Saturday, June 22, 2024

How Latinos Started Getting Counted in the Census and How that Could Change in 2020

In the 1970’s, Latino advocacy groups grew fed up with the U.S. Census Bureau, who had up until then only made a half-hearted attempt to quantify the number of Latinos and Hispanics living in the United States. Groups, including the Mexican American Legal Defense and Educational Fund (MALDEF) and ASPIRA, complained that the census only had a question that went to 10 percent of households, and there had not previously been Spanish language content.

The lack of a mobilization campaign prompted Latino advocacy groups to lobby the federal government to create a separate category for counting Hispanics and Latinos. Prior to this, Latinos and Hispanics had been classified as white.

The push for people of color to be accurately counted has always been highly important for ethnic minority populations in order to secure federal funding and influence how Congressional and other voting districts are drawn.

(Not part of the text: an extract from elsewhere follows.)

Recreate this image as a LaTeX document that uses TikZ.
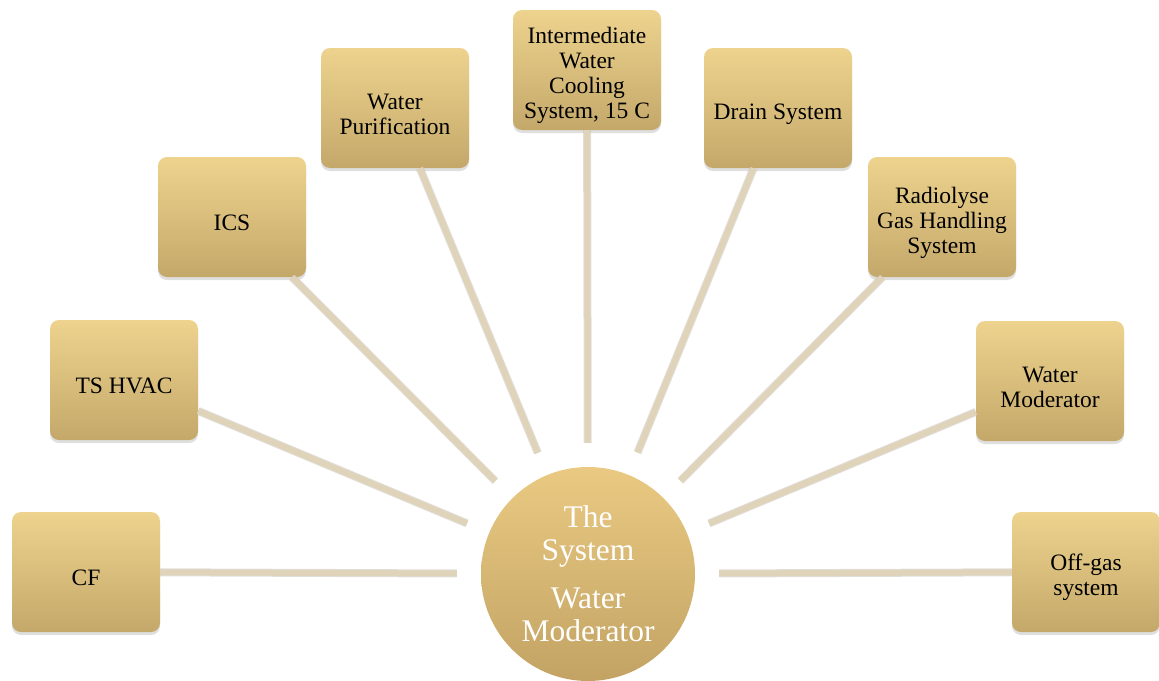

Since Latino advocacy groups accomplished getting Latinos and Hispanics to be accurately counted, the shift has now changed to ensuring the count accurately reflects the Latino community’s diversity as well as it’s demographic ascendance. The 2020 census expects to introduce a question that allows residents to report their identities on a more granular level, that accounts for the full complexity of their racial and ethnic identities.